My journey through the Audience Diversity Academy has been an important and thought provoking step in my career as an audience development specialist. It has allowed me to step away from my own personal views and practices and honestly and transparently assess my own approach to audience diversity, my organisations approach and the sectors approach. This 3 tiered evaluation has not happened by design, but rather by starting with evaluating ourselves. As a result I can confidently say myself and my colleagues at Sound and Music have begun to open the door to a new, fairer, inclusive, arts community.
I set out with a micro experiment, to assess and implement a new form of creative data capture to assess audience diversity in the Sound and Music Composer-Curator programme…my has it turned into so much more.
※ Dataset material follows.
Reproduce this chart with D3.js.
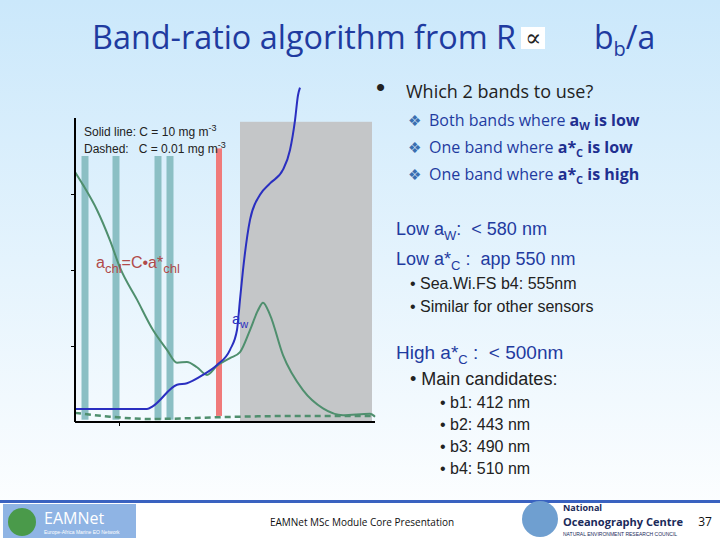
<!DOCTYPE html><html><head><meta charset="utf-8"><script src="https://cdn.jsdelivr.net/npm/d3@7"></script>
<style>body{margin:0}svg{display:block}</style></head><body><svg id="s" width="720" height="540"></svg>
<script>
const awL=[400,472,478,502,512,528,542,555,562,565,568,575,585,595,608,615,620,623,625];
const awV=[0.17,0.17,0.21,0.49,0.51,0.62,0.75,0.95,1.21,1.61,2.0,2.66,2.99,3.14,3.32,3.58,3.97,4.3,4.4];
const chlL=[400,408,422,435,445,462,478,492,502,512,522,532,542,555,565,575,583,588,595,608,628,648,668,695,700];
const chlV=[3.29,3.12,2.79,2.39,2.03,1.61,1.21,0.95,0.78,0.79,0.72,0.62,0.74,0.84,0.92,1.21,1.47,1.57,1.41,0.88,0.42,0.18,0.09,0.11,0.07];
const lowL=[400,435,475,565,625,700];
const lowV=[0.12,0.07,0.04,0.07,0.08,0.08];
const bands=[410,441,483,495];
const redBand=544;
const yTicks=[1,2,3];
const xTicks=[444];
const svg=d3.select("#s");
const defs=svg.append("defs");
const g=defs.append("linearGradient").attr("id","bg").attr("x1",0).attr("y1",0).attr("x2",0).attr("y2",1);
g.append("stop").attr("offset","0").attr("stop-color","#cbe8fb");
g.append("stop").attr("offset","1").attr("stop-color","#ffffff");
svg.append("rect").attr("width",720).attr("height",540).attr("fill","url(#bg)");
const x=d3.scaleLinear().domain([400,700]).range([75,375]);
const y=d3.scaleLinear().domain([0,4]).range([422,118]);
svg.append("rect").attr("x",x(565)).attr("y",y(3.95)).attr("width",x(697)-x(565)).attr("height",y(0)-y(3.95)).attr("fill","#c4c6c8");
svg.selectAll(".b").data(bands).join("rect").attr("x",d=>x(d)-3.5).attr("y",y(3.5)).attr("width",7).attr("height",y(0.03)-y(3.5)).attr("fill","#8bbfc4");
svg.append("rect").attr("x",x(redBand)-3).attr("y",y(3.6)).attr("width",6).attr("height",y(0.08)-y(3.6)).attr("fill","#f07a7a");
const ln=d3.line().curve(d3.curveMonotoneX);
const pts=(L,V)=>L.map((l,i)=>[x(l),y(V[i])]);
svg.append("path").attr("d",ln(pts(chlL,chlV))).attr("fill","none").attr("stroke","#4f8f6e").attr("stroke-width",2);
svg.append("path").attr("d",ln(pts(lowL,lowV))).attr("fill","none").attr("stroke","#4f8f6e").attr("stroke-width",2.5).attr("stroke-dasharray","6,4");
svg.append("path").attr("d",ln(pts(awL,awV))).attr("fill","none").attr("stroke","#2a2fc0").attr("stroke-width",2);
svg.append("g").attr("transform","translate(75,0)").call(d3.axisLeft(y).tickValues(yTicks).tickFormat("").tickSizeOuter(0).tickSize(4)).call(a=>a.select(".domain").attr("d","M0,118V422").attr("stroke-width",2));
svg.append("g").attr("transform","translate(0,422)").call(d3.axisBottom(x).tickValues(xTicks).tickFormat("").tickSizeOuter(0).tickSize(4)).call(a=>a.select(".domain").attr("d","M75,0H375").attr("stroke-width",2));
const F="Liberation Sans, Arial, sans-serif";
function t(xx,yy,s,sz,col,fam,anchor){return svg.append("text").attr("x",xx).attr("y",yy).attr("font-size",sz).attr("fill",col).attr("font-family",fam||F).attr("text-anchor",anchor||"start").html(s);}
t(84,136,'Solid line: C = 10 mg m<tspan dy="-5" font-size="9">-3</tspan>',12,"#222");
t(84,153,'Dashed:&#160;&#160; C = 0.01 mg m<tspan dy="-5" font-size="9">-3</tspan>',12,"#222");
t(96,268,'a<tspan dy="5" font-size="13">chl</tspan><tspan dy="-5">=C•a*</tspan><tspan dy="5" font-size="13">chl</tspan>',16,"#b04a4a");
t(232,324,'a<tspan dy="4" font-size="11">w</tspan>',15,"#2a2fc0");
t(92,49,'Band-ratio algorithm from R',32,"#1f3ba0","Open Sans, sans-serif").attr("textLength",424).attr("lengthAdjust","spacingAndGlyphs");
svg.append("rect").attr("x",521).attr("y",27).attr("width",24).attr("height",22).attr("fill","#fff");
t(533,46,'∝',24,"#222","Liberation Serif, DejaVu Serif","middle");
t(594,49,'b<tspan dy="7" font-size="20">b</tspan><tspan dy="-7">/a</tspan>',32,"#1f3ba0","Open Sans, sans-serif");
t(376,96,'•',26,"#222");
t(406,98,'Which 2 bands to use?',18,"#222","Open Sans, sans-serif");
const sub=[['Both bands where ','a<tspan dy="4" font-size="11">W</tspan><tspan dy="-4"> is low</tspan>'],['One band where ','a*<tspan dy="4" font-size="11">C</tspan><tspan dy="-4"> is low</tspan>'],['One band where ','a*<tspan dy="4" font-size="11">C</tspan><tspan dy="-4"> is high</tspan>']];
sub.forEach((s,i)=>{t(408,126+i*27,'❖',15,"#3a6fb0","DejaVu Sans");
 t(429,126+i*27,s[0]+'<tspan font-weight="bold" fill="#1f2f90">'+s[1]+'</tspan>',16,"#1f3ba0","Open Sans, sans-serif");});
t(396,235,'Low a<tspan dy="5" font-size="13">W</tspan><tspan dy="-5">:&#160; &lt; 580 nm</tspan>',18,"#1f3ba0");
t(396,265,'Low a*<tspan dy="5" font-size="13">C</tspan><tspan dy="-5"> :&#160; app 550 nm</tspan>',18,"#1f3ba0");
t(410,289,'• Sea.Wi.FS b4: 555nm',16,"#222");
t(410,312,'• Similar for other sensors',16,"#222");
t(396,359,'High a*<tspan dy="5" font-size="13">C</tspan><tspan dy="-5"> :&#160; &lt; 500nm</tspan>',19,"#1f3ba0");
t(410,385,'• Main candidates:',18,"#222");
["b1: 412 nm","b2: 443 nm","b3: 490 nm","b4: 510 nm"].forEach((s,i)=>t(440,408+i*22,'•&#160;'+s,16,"#222"));
svg.append("rect").attr("x",0).attr("y",502).attr("width",720).attr("height",38).attr("fill","#fff");
svg.append("rect").attr("x",0).attr("y",500).attr("width",720).attr("height",3).attr("fill","#3a62c0");
svg.append("rect").attr("x",3).attr("y",504).attr("width",133).attr("height",34).attr("fill","#8fb4e4");
svg.append("circle").attr("cx",22).attr("cy",522).attr("r",14).attr("fill","#4a9a4a");
t(44,524,'EAMNet',16,"#fff","Open Sans, sans-serif");
t(44,534,'Europe-Africa Marine EO Network',5,"#fff");
t(362,526,'EAMNet MSc Module Core Presentation',10,"#111","Open Sans, sans-serif","middle");
svg.append("circle").attr("cx",540).attr("cy",519).attr("r",18).attr("fill","#6f9fd0");
t(563,511,'National',9,"#1a2a5a","Open Sans, sans-serif").attr("font-weight","bold");
t(563,526,'Oceanography Centre',10,"#1a2a5a","Open Sans, sans-serif").attr("font-weight","bold").attr("textLength",120).attr("lengthAdjust","spacingAndGlyphs");
t(563,536,'NATURAL ENVIRONMENT RESEARCH COUNCIL',5,"#1a2a5a");
t(705,526,'37',12,"#111","Open Sans, sans-serif","middle");
</script></body></html>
This project gave 6 artists the tools and space to experiment with creative ways of capturing audience data at live events, thus allowing greater insight into who was there and more importantly who was not or couldn’t be. As stated in my previous blog there has been some staggering statistical insight which has provoked some very real and forward thinking change from these artists in their approach to their audiences.
However in this blog I don’t want to talk about numbers and stats; I want to talk about people. That is all audiences are, they’re neighbours, mums, dads, friends, strangers, travelers, they are people from all walks of life who have a right to access art which can entertain and inspire. From the micro experiment I conducted I have come to the conclusion that yes it is exceptionally important to understand the data from our events and organisations and who we work with, however it is what we do with this data and the insight learned that promotes real change.
I am so proud to work for an organisation that puts the diversification of people, not just audiences, at the heart of what we do. It is this ethos that has allowed my micro experiment to flourish into wider organisational change as we see the launch of new voices and trigger the beginning of very real sector wide change in the new music cluster.
I personally cannot take credit for the amazing changes taking place, it is the team of artists, producers, programmers, curators and audiences that I work with that have contributed to this collaborative work.
This is not the sole answer to the lack of diversification in the arts, and there is so much more work to be done, however I do believe it is a step I the right direction. Put perfectly by the ever insightful Barack Obama, ‘’we are the change that we seek’’.